Netherlands-based Damen Group, one of Europe's biggest family-owned shipbuilders, and an unnamed U.S. shipbuilder are in talks with the Philippine unit of South Korea's Hanjin Heavy Industries and Construction and its creditors about a variety of options to keep the yard going. Rosario Bernaldo, the new receiver overseeing HHIC-Phil's corporate rehabilitation, said both shipbuilders were conducting due diligence on the yard.
"They are also negotiating with creditors," she said.
Damen, which operates 36 shipbuilding and repair yards around the world, said a team had visited the shipyard this week. It was interested in cooperation with the Subic Bay facility. This did not have to include a takeover, said Damen spokesperson Harriet Slager. However, she added, "It doesn't mean we are not exploring any form of cooperation with the yard."
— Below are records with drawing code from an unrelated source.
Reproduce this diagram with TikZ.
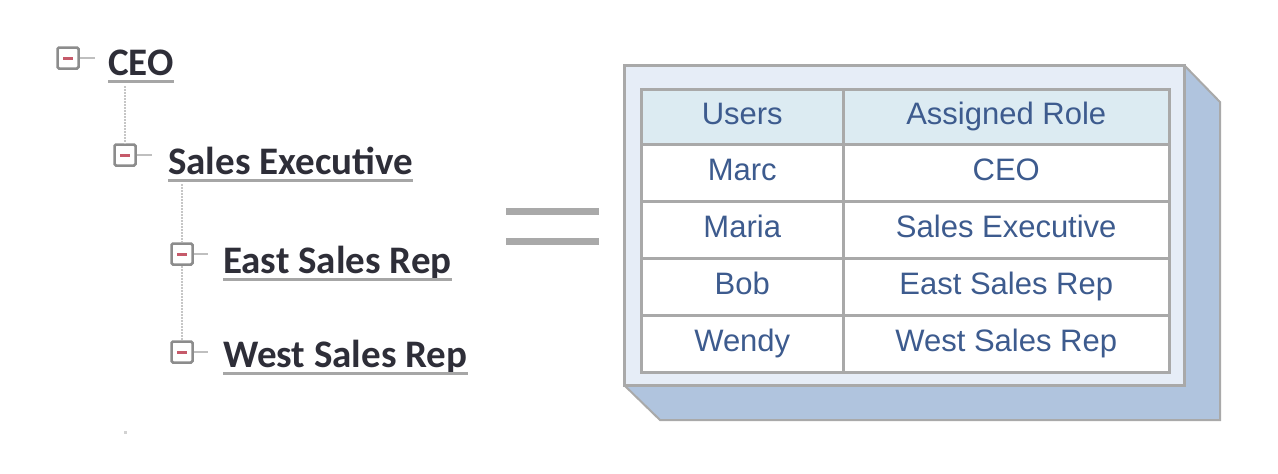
\documentclass[tikz,border=0pt]{standalone}
\usepackage{fontspec}
\setmainfont{Liberation Sans}
\newfontfamily\treefont{Carlito}
\definecolor{tabtext}{HTML}{3D5B8E}
\definecolor{treetext}{HTML}{2E2E38}
\definecolor{linegray}{HTML}{A9A9A9}
\definecolor{icongray}{HTML}{8C8C8C}
\definecolor{minusred}{HTML}{C65A6A}
\definecolor{headfill}{HTML}{DCEBF2}
\definecolor{facefill}{HTML}{E6EDF7}
\definecolor{sidefill}{HTML}{B0C4DE}
\begin{document}
\begin{tikzpicture}[x=1pt,y=-1pt,
    icon/.style={draw=icongray, line width=2.5pt, fill=white, rounded corners=1.5pt,
      minimum size=21pt, inner sep=0pt,
      path picture={\draw[minusred, line width=3pt]
        ([xshift=-5pt]path picture bounding box.center) -- ([xshift=5pt]path picture bounding box.center);}},
    role/.style={anchor=base west, inner sep=0pt, text=treetext,
      font=\treefont\bfseries\fontsize{39}{44}\selectfont},
    uline/.style={draw=gray!70, line width=3pt},
    tline/.style={draw=gray!45, line width=2pt, densely dotted},
    stub/.style={draw=gray!50, line width=2pt},
    cell/.style={draw=linegray, fill=white, line width=2.5pt, anchor=north west, inner sep=0pt,
      text height=22pt, text depth=6pt, minimum height=57pt, text=tabtext,
      font=\fontsize{31}{36}\selectfont},
    head/.style={cell, fill=headfill, minimum height=55pt},
    eqbar/.style={draw=linegray, line width=7pt}]
  \useasboundingbox (0,0) rectangle (1278,474);
  % tree
  \node[icon] (ceoicon) at (68,58) {};
  \node[role] (ceo) at (108,75) {CEO};
  \node[icon] (salesicon) at (125,155) {};
  \node[role] (sales) at (168,174) {Sales Executive};
  \node[icon] (easticon) at (182,254) {};
  \node[role] (east) at (223,273) {East Sales Rep};
  \node[icon] (westicon) at (182,352) {};
  \node[role] (west) at (223,367) {West Sales Rep};
  \foreach \n in {ceo,sales,east,west}
    \draw[uline] ([yshift=-6.5pt]\n.base west) -- ([yshift=-6.5pt]\n.base east);
  \draw[stub, shorten >=13pt] (ceoicon.east) -- (ceoicon.east -| ceo.west);
  \draw[stub, shorten >=16pt] (salesicon.east) -- (salesicon.east -| sales.west);
  \draw[stub, shorten >=15pt] (easticon.east) -- (easticon.east -| east.west);
  \draw[stub, shorten >=15pt] (westicon.east) -- (westicon.east -| west.west);
  \coordinate (c0) at (125,86); \coordinate (c1) at (182,184);
  \draw[tline] (c0) -- (salesicon);
  \draw[tline] (c1) -- (easticon);
  \draw[tline] (easticon) -- (westicon);
  \fill[gray!35] (124,431) rectangle (127,434);
  % equals
  \draw[eqbar] (506,211) -- (599,211);
  \draw[eqbar] (506,241) -- (599,241);
  % box
  \draw[sidefill, fill=sidefill] (1184,65) -- (1220,102) -- (1220,420) -- (660,420) -- (624,385) -- (1184,385) -- cycle;
  \draw[linegray, line width=2pt] (1184,65) -- (1220,102) -- (1220,420) -- (660,420) -- (624,385);
  \draw[linegray, line width=3pt, fill=facefill] (624,65) rectangle (1184,385);
  % table
  \node[head, minimum width=202pt] (h1) at (640,88) {Users};
  \node[head, minimum width=326pt] (h2) at (842,88) {Assigned Role};
  \node[cell, minimum width=202pt] (u1) at (640,143) {Marc};
  \node[cell, minimum width=326pt] (r1) at (842,143) {CEO};
  \node[cell, minimum width=202pt] (u2) at (640,200) {Maria};
  \node[cell, minimum width=326pt] (r2) at (842,200) {Sales Executive};
  \node[cell, minimum width=202pt] (u3) at (640,257) {Bob};
  \node[cell, minimum width=326pt] (r3) at (842,257) {East Sales Rep};
  \node[cell, minimum width=202pt] (u4) at (640,314) {Wendy};
  \node[cell, minimum width=326pt] (r4) at (842,314) {West Sales Rep};
\end{tikzpicture}
\end{document}
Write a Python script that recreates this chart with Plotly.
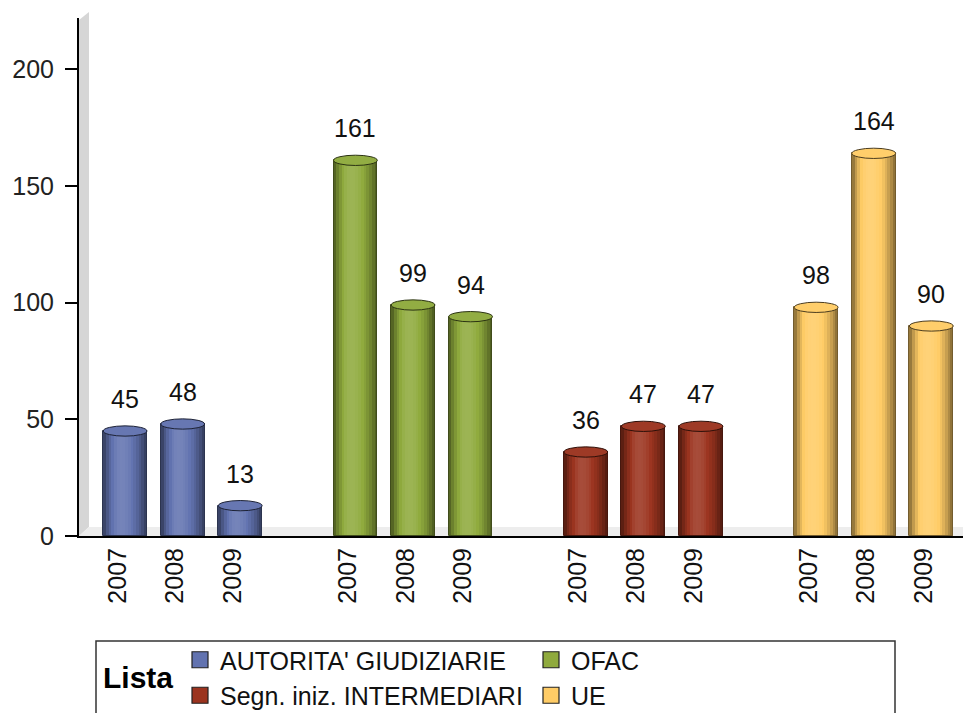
import plotly.graph_objects as go

# ---- data ----
groups = ["AUTORITA' GIUDIZIARIE", "OFAC", "Segn. iniz. INTERMEDIARI", "UE"]
years = ["2007", "2008", "2009"]
values = {
    "AUTORITA' GIUDIZIARIE": [45, 48, 13],
    "OFAC": [161, 99, 94],
    "Segn. iniz. INTERMEDIARI": [36, 47, 47],
    "UE": [98, 164, 90],
}
colors = {
    "AUTORITA' GIUDIZIARIE": (98, 115, 176),
    "OFAC": (143, 170, 61),
    "Segn. iniz. INTERMEDIARI": (155, 52, 31),
    "UE": (255, 204, 102),
}
y_ticks = [0, 50, 100, 150, 200]

FONT = "Liberation Sans, Arial, sans-serif"
W = 963
H = 713
BAR_W = 0.76
N_STRIPS = 16


def shade(rgb, f):
    if f >= 1:
        a = min(f - 1, 1)
        c = [v + (255 - v) * a for v in rgb]
    else:
        c = [v * f for v in rgb]
    return "rgb(%d,%d,%d)" % tuple(int(max(0, min(255, round(v)))) for v in c)


def factor(t):
    if t <= 0.4:
        d = (0.4 - t) / 0.4
    else:
        d = (t - 0.4) / 0.6
    return 1.12 - 0.62 * d * d


# positions from categories
xs, ys, base_cols, xlabels = [], [], [], []
for gi, g in enumerate(groups):
    for yi, yr in enumerate(years):
        xs.append(gi * 4 + yi)
        ys.append(values[g][yi])
        base_cols.append(colors[g])
        xlabels.append(yr)

fig = go.Figure()

# cylinder bodies as shaded strips
sw = BAR_W / N_STRIPS
for i in range(N_STRIPS):
    t = (i + 0.5) / N_STRIPS
    fig.add_trace(go.Bar(
        x=xs, y=ys,
        width=sw * 1.15 if i < N_STRIPS - 1 else sw,
        offset=-BAR_W / 2 + i * sw,
        marker=dict(color=[shade(c, factor(t)) for c in base_cols], line=dict(width=0)),
        showlegend=False, hoverinfo="skip",
    ))

# outline
fig.add_trace(go.Bar(
    x=xs, y=ys, width=BAR_W, offset=-BAR_W / 2,
    marker=dict(color="rgba(0,0,0,0)", line=dict(width=1, color=[shade(c, 0.45) for c in base_cols])),
    showlegend=False, hoverinfo="skip",
))

# legend proxies
for g in groups:
    fig.add_trace(go.Scatter(
        x=[None], y=[None], mode="markers", name=g,
        marker=dict(symbol="square", size=16, color=shade(colors[g], 1.0),
                    line=dict(width=1.2, color="#222")),
    ))

PL, PR, PT, PB = 79, 963, 18, 536
PW, PH = PR - PL, PB - PT


def px(x):
    return (x - PL) / PW


def py(y):
    return (PB - y) / PH


shapes = []
# 3D wall and floor (decoration)
shapes.append(dict(type="path", xref="paper", yref="paper", layer="below",
                   path="M 0,0 L 0.0113,0.0174 L 0.0113,1.0116 L 0,0.996 Z",
                   fillcolor="#D6D6D6", line=dict(width=0)))
shapes.append(dict(type="path", xref="paper", yref="paper", layer="below",
                   path="M 0,0 L 0.0113,0.0174 L 1,0.0174 L 1,0 Z",
                   fillcolor="#EDEDED", line=dict(width=0)))
# cylinder caps
cap_h = 2.2
for x, v, c in zip(xs, ys, base_cols):
    shapes.append(dict(type="circle", xref="x", yref="y",
                       x0=x - BAR_W / 2, x1=x + BAR_W / 2, y0=v - cap_h, y1=v + cap_h,
                       fillcolor=shade(c, 1.03), line=dict(width=1, color=shade(c, 0.3))))
# legend box
shapes.append(dict(type="rect", xref="paper", yref="paper",
                   x0=px(96), x1=px(895), y0=py(641), y1=py(722),
                   line=dict(width=1.5, color="#333"), fillcolor="rgba(0,0,0,0)"))

annotations = []
for x, v in zip(xs, ys):
    annotations.append(dict(x=x, y=v, xref="x", yref="y", text=str(v), showarrow=False,
                            yanchor="bottom", yshift=16,
                            font=dict(family=FONT, size=25, color="#111")))
annotations.append(dict(x=px(101), y=py(677), xref="paper", yref="paper", text="<b>Lista</b>",
                        showarrow=False, xanchor="left", yanchor="middle",
                        font=dict(family=FONT, size=30, color="#000")))

fig.update_layout(
    template="none",
    width=W, height=H,
    margin=dict(l=PL, r=W - PR, t=PT, b=H - PB, pad=0),
    paper_bgcolor="white", plot_bgcolor="white",
    barmode="overlay", bargap=0,
    font=dict(family=FONT, color="#111"),
    shapes=shapes, annotations=annotations,
    legend=dict(orientation="h", xref="container", yref="container",
                x=180 / W, y=1 - 637 / H, xanchor="left", yanchor="top",
                font=dict(family=FONT, size=25, color="#111"),
                entrywidth=306, entrywidthmode="pixels",
                bgcolor="rgba(0,0,0,0)", borderwidth=0, itemsizing="trace", tracegroupgap=0),
    xaxis=dict(range=[-0.8, 14.55], tickvals=[x - 0.13 for x in xs], ticktext=xlabels, tickangle=-90,
               showgrid=False, zeroline=False, showline=True, linecolor="#000", linewidth=2,
               ticks="", automargin=False, tickfont=dict(family=FONT, size=25, color="#111")),
    yaxis=dict(range=[0, 222], tickvals=y_ticks, showgrid=False, zeroline=False,
               showline=True, linecolor="#000", linewidth=2, ticks="outside", ticklen=12,
               tickcolor="#000", tickwidth=2, automargin=False, ticklabelstandoff=6,
               tickfont=dict(family=FONT, size=25, color="#222")),
)

fig.write_html("out.html", config={"displayModeBar": False},
               post_script="document.body.style.margin='0';document.body.style.overflow='hidden';")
The latest development raises hopes for a rescue of the shipyard and could allay concerns from the Philippine defense establishment about a Chinese company gaining access to the facility in Subic Bay. Subic Bay is the site of a former U.S. naval base that opens to the South China Sea, where Beijing has been flexing its military muscles.
HHIC-Phil filed for corporate rehabilitation in January after failing to pay $412 million in debts owed to five local banks and $900 million more to South Korean lenders in what is believed to be the Philippines' largest-ever corporate default. The company has laid off around 10,000 people over the last three months, leaving it with a few hundred staff to finish remaining work.
Damen is based in the Dutch town of Gorinchem, near Rotterdam. Founded in 1927, the company employs 12,000 people worldwide and generated revenue of 2 billion euros ($2.27 billion) in 2018. It manufactures a wide array of ships from tugboats to freighters and warships. Damen has facilities in the Asia-Pacific region, including Australia, China, Indonesia, Singapore and Vietnam. A senior executive told Jane's last year that the company wanted to establish a presence in the Philippines by partnering with local shipyards.
One of Hanjin's Philippine lenders confirmed that the banks are in in talks with foreign shipbuilders but declined to give details. Asked how soon they could strike a deal, Jomi Deveras, Rizal Commercial Banking's senior vice president, said, "It depends on the speed of their due diligence."
Hanjin and its creditors are drawing up a new rehabilitation plan, following the resignation of Stefani Sano as receiver in early February due to disagreements with the lenders.
Bernaldo, who was nominated by the banks, favors bringing in a shipbuilder for the rescue amid reports that companies outside the industry are also interested in buying HHIC-Phil assets. The company is based in an area that offers special tax breaks.
"It's better if [an acquirer] buys it lock, stock and barrel." Bernaldo said. "That's the ideal, [to] pay all creditors and continue with the operations of shipbuilding and ship repair."
Philippine officials estimate the value Hanjin's business at about $1.2 billion to $1.3 billion, but some analysts say this is generous.
Two Chinese shipbuilders in January expressed interest in the company, according to Philippine Trade Undersecretary Ceferino Rodolfo. But a senator and a retired navy officer quickly sounded the alarm, warning that Chinese ownership of the site would pose a threat to national security. Manila and Beijing are still locked in a territorial dispute in the South China Sea, despite recent moves by Philippine President Rodrigo Duterte to cooperate on projects such as energy exploration.
Duterte is also considering a state-backed rescue of Hanjin, in which the government could take a minority stake, Defense Secretary Delfin Lorenzana told the Senate in January. But Finance Secretary Carlos Dominguez, the head of Duterte's economic team, said he would wait for the private sector to reach an agreement.
Hanjin has invested some $2.3 billion in the Subic economic zone since it set up the shipyard in 2006. Under Hanjin's ownership, the shipyard had built 123 vessels by 2018, including oil tankers and merchant ships, making the Philippines one of the top shipbuilding nations in the world. But slower demand and delays in payments from buyers squeezed HHIC-Phil's cash flow.
This story has been amended to clarify Damen's interest.